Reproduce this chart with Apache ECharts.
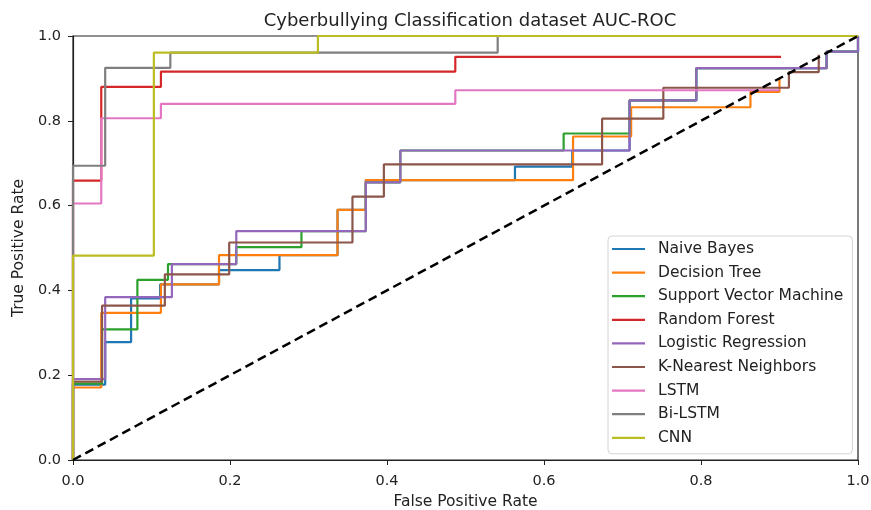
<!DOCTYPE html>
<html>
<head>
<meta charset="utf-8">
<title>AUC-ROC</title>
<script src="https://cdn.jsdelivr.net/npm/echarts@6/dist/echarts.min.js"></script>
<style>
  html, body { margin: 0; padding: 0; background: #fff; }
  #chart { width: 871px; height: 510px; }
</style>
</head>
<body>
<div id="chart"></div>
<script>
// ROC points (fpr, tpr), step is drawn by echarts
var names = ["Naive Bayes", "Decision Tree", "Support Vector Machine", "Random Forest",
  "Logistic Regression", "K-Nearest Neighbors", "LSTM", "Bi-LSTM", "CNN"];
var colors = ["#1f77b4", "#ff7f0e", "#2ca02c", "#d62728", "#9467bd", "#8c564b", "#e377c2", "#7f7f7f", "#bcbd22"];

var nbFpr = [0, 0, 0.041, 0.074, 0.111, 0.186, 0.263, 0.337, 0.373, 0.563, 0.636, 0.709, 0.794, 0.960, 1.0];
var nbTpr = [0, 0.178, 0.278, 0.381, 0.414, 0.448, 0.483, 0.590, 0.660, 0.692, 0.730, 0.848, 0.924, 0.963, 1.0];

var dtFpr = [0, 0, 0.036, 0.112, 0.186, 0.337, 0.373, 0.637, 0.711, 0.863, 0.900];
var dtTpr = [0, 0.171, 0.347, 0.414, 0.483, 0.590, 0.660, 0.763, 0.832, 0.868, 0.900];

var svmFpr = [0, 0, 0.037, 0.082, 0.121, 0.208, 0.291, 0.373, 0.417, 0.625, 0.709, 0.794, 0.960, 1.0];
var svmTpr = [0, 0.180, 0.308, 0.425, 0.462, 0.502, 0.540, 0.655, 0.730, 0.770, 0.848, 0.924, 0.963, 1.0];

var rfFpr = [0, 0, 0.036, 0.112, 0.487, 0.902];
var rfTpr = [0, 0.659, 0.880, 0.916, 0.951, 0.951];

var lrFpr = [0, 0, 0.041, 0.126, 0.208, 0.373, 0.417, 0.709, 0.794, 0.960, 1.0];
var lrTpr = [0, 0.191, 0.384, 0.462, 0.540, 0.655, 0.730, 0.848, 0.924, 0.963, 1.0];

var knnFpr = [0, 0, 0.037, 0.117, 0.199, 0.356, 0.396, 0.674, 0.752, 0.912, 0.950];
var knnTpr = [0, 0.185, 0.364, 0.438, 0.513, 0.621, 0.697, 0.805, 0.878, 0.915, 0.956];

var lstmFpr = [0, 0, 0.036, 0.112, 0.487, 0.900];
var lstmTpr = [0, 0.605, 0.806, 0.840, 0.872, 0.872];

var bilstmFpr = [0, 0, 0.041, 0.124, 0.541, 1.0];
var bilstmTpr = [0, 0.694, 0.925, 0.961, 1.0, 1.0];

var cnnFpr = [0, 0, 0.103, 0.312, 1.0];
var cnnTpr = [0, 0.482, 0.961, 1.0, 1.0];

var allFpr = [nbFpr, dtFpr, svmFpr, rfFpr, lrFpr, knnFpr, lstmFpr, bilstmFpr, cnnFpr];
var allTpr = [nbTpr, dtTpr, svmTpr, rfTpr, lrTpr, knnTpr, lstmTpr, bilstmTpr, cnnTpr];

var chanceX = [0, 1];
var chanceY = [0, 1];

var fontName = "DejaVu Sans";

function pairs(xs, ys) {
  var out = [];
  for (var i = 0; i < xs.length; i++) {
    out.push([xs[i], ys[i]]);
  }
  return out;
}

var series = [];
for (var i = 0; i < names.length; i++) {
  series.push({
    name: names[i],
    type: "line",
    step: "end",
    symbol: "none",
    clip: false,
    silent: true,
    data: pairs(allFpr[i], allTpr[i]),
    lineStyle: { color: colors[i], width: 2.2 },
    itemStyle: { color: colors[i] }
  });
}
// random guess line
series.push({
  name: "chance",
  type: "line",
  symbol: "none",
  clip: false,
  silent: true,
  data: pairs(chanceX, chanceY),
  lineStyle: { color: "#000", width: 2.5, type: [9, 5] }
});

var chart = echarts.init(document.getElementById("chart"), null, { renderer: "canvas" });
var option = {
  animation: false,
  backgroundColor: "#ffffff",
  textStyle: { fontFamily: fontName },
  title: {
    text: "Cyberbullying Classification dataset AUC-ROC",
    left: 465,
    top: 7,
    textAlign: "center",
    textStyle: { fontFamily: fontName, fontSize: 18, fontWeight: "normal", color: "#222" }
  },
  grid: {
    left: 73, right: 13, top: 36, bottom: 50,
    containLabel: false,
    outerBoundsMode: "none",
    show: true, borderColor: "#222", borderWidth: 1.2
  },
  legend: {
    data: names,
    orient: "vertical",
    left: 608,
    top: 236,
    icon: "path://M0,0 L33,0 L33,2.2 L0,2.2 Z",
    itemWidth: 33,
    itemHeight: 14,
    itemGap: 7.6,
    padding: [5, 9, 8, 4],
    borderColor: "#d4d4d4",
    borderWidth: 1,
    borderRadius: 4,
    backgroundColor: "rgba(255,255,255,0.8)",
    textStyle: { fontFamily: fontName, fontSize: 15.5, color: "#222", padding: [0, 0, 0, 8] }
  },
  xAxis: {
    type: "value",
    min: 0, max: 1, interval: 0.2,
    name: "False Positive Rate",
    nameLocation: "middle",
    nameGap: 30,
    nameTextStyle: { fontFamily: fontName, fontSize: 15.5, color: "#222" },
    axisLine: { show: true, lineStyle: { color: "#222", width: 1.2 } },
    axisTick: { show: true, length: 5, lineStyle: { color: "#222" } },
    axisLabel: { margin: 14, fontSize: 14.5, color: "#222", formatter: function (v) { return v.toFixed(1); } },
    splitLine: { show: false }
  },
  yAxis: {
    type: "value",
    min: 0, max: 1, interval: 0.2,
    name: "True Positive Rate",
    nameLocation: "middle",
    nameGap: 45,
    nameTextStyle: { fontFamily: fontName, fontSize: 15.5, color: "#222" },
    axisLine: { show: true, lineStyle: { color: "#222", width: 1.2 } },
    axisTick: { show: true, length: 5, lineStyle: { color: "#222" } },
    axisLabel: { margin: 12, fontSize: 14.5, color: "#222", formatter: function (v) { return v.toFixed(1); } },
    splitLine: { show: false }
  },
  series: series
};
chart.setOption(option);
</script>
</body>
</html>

________________

[Task requirements]
Leave out the pictures and give the listing above again exactly.

[Solution for this task]
Reproduce this chart with Apache ECharts.
<!DOCTYPE html>
<html>
<head>
<meta charset="utf-8">
<title>AUC-ROC</title>
<script src="https://cdn.jsdelivr.net/npm/echarts@6/dist/echarts.min.js"></script>
<style>
  html, body { margin: 0; padding: 0; background: #fff; }
  #chart { width: 871px; height: 510px; }
</style>
</head>
<body>
<div id="chart"></div>
<script>
// ROC points (fpr, tpr), step is drawn by echarts
var names = ["Naive Bayes", "Decision Tree", "Support Vector Machine", "Random Forest",
  "Logistic Regression", "K-Nearest Neighbors", "LSTM", "Bi-LSTM", "CNN"];
var colors = ["#1f77b4", "#ff7f0e", "#2ca02c", "#d62728", "#9467bd", "#8c564b", "#e377c2", "#7f7f7f", "#bcbd22"];

var nbFpr = [0, 0, 0.041, 0.074, 0.111, 0.186, 0.263, 0.337, 0.373, 0.563, 0.636, 0.709, 0.794, 0.960, 1.0];
var nbTpr = [0, 0.178, 0.278, 0.381, 0.414, 0.448, 0.483, 0.590, 0.660, 0.692, 0.730, 0.848, 0.924, 0.963, 1.0];

var dtFpr = [0, 0, 0.036, 0.112, 0.186, 0.337, 0.373, 0.637, 0.711, 0.863, 0.900];
var dtTpr = [0, 0.171, 0.347, 0.414, 0.483, 0.590, 0.660, 0.763, 0.832, 0.868, 0.900];

var svmFpr = [0, 0, 0.037, 0.082, 0.121, 0.208, 0.291, 0.373, 0.417, 0.625, 0.709, 0.794, 0.960, 1.0];
var svmTpr = [0, 0.180, 0.308, 0.425, 0.462, 0.502, 0.540, 0.655, 0.730, 0.770, 0.848, 0.924, 0.963, 1.0];

var rfFpr = [0, 0, 0.036, 0.112, 0.487, 0.902];
var rfTpr = [0, 0.659, 0.880, 0.916, 0.951, 0.951];

var lrFpr = [0, 0, 0.041, 0.126, 0.208, 0.373, 0.417, 0.709, 0.794, 0.960, 1.0];
var lrTpr = [0, 0.191, 0.384, 0.462, 0.540, 0.655, 0.730, 0.848, 0.924, 0.963, 1.0];

var knnFpr = [0, 0, 0.037, 0.117, 0.199, 0.356, 0.396, 0.674, 0.752, 0.912, 0.950];
var knnTpr = [0, 0.185, 0.364, 0.438, 0.513, 0.621, 0.697, 0.805, 0.878, 0.915, 0.956];

var lstmFpr = [0, 0, 0.036, 0.112, 0.487, 0.900];
var lstmTpr = [0, 0.605, 0.806, 0.840, 0.872, 0.872];

var bilstmFpr = [0, 0, 0.041, 0.124, 0.541, 1.0];
var bilstmTpr = [0, 0.694, 0.925, 0.961, 1.0, 1.0];

var cnnFpr = [0, 0, 0.103, 0.312, 1.0];
var cnnTpr = [0, 0.482, 0.961, 1.0, 1.0];

var allFpr = [nbFpr, dtFpr, svmFpr, rfFpr, lrFpr, knnFpr, lstmFpr, bilstmFpr, cnnFpr];
var allTpr = [nbTpr, dtTpr, svmTpr, rfTpr, lrTpr, knnTpr, lstmTpr, bilstmTpr, cnnTpr];

var chanceX = [0, 1];
var chanceY = [0, 1];

var fontName = "DejaVu Sans";

function pairs(xs, ys) {
  var out = [];
  for (var i = 0; i < xs.length; i++) {
    out.push([xs[i], ys[i]]);
  }
  return out;
}

var series = [];
for (var i = 0; i < names.length; i++) {
  series.push({
    name: names[i],
    type: "line",
    step: "end",
    symbol: "none",
    clip: false,
    silent: true,
    data: pairs(allFpr[i], allTpr[i]),
    lineStyle: { color: colors[i], width: 2.2 },
    itemStyle: { color: colors[i] }
  });
}
// random guess line
series.push({
  name: "chance",
  type: "line",
  symbol: "none",
  clip: false,
  silent: true,
  data: pairs(chanceX, chanceY),
  lineStyle: { color: "#000", width: 2.5, type: [9, 5] }
});

var chart = echarts.init(document.getElementById("chart"), null, { renderer: "canvas" });
var option = {
  animation: false,
  backgroundColor: "#ffffff",
  textStyle: { fontFamily: fontName },
  title: {
    text: "Cyberbullying Classification dataset AUC-ROC",
    left: 465,
    top: 7,
    textAlign: "center",
    textStyle: { fontFamily: fontName, fontSize: 18, fontWeight: "normal", color: "#222" }
  },
  grid: {
    left: 73, right: 13, top: 36, bottom: 50,
    containLabel: false,
    outerBoundsMode: "none",
    show: true, borderColor: "#222", borderWidth: 1.2
  },
  legend: {
    data: names,
    orient: "vertical",
    left: 608,
    top: 236,
    icon: "path://M0,0 L33,0 L33,2.2 L0,2.2 Z",
    itemWidth: 33,
    itemHeight: 14,
    itemGap: 7.6,
    padding: [5, 9, 8, 4],
    borderColor: "#d4d4d4",
    borderWidth: 1,
    borderRadius: 4,
    backgroundColor: "rgba(255,255,255,0.8)",
    textStyle: { fontFamily: fontName, fontSize: 15.5, color: "#222", padding: [0, 0, 0, 8] }
  },
  xAxis: {
    type: "value",
    min: 0, max: 1, interval: 0.2,
    name: "False Positive Rate",
    nameLocation: "middle",
    nameGap: 30,
    nameTextStyle: { fontFamily: fontName, fontSize: 15.5, color: "#222" },
    axisLine: { show: true, lineStyle: { color: "#222", width: 1.2 } },
    axisTick: { show: true, length: 5, lineStyle: { color: "#222" } },
    axisLabel: { margin: 14, fontSize: 14.5, color: "#222", formatter: function (v) { return v.toFixed(1); } },
    splitLine: { show: false }
  },
  yAxis: {
    type: "value",
    min: 0, max: 1, interval: 0.2,
    name: "True Positive Rate",
    nameLocation: "middle",
    nameGap: 45,
    nameTextStyle: { fontFamily: fontName, fontSize: 15.5, color: "#222" },
    axisLine: { show: true, lineStyle: { color: "#222", width: 1.2 } },
    axisTick: { show: true, length: 5, lineStyle: { color: "#222" } },
    axisLabel: { margin: 12, fontSize: 14.5, color: "#222", formatter: function (v) { return v.toFixed(1); } },
    splitLine: { show: false }
  },
  series: series
};
chart.setOption(option);
</script>
</body>
</html>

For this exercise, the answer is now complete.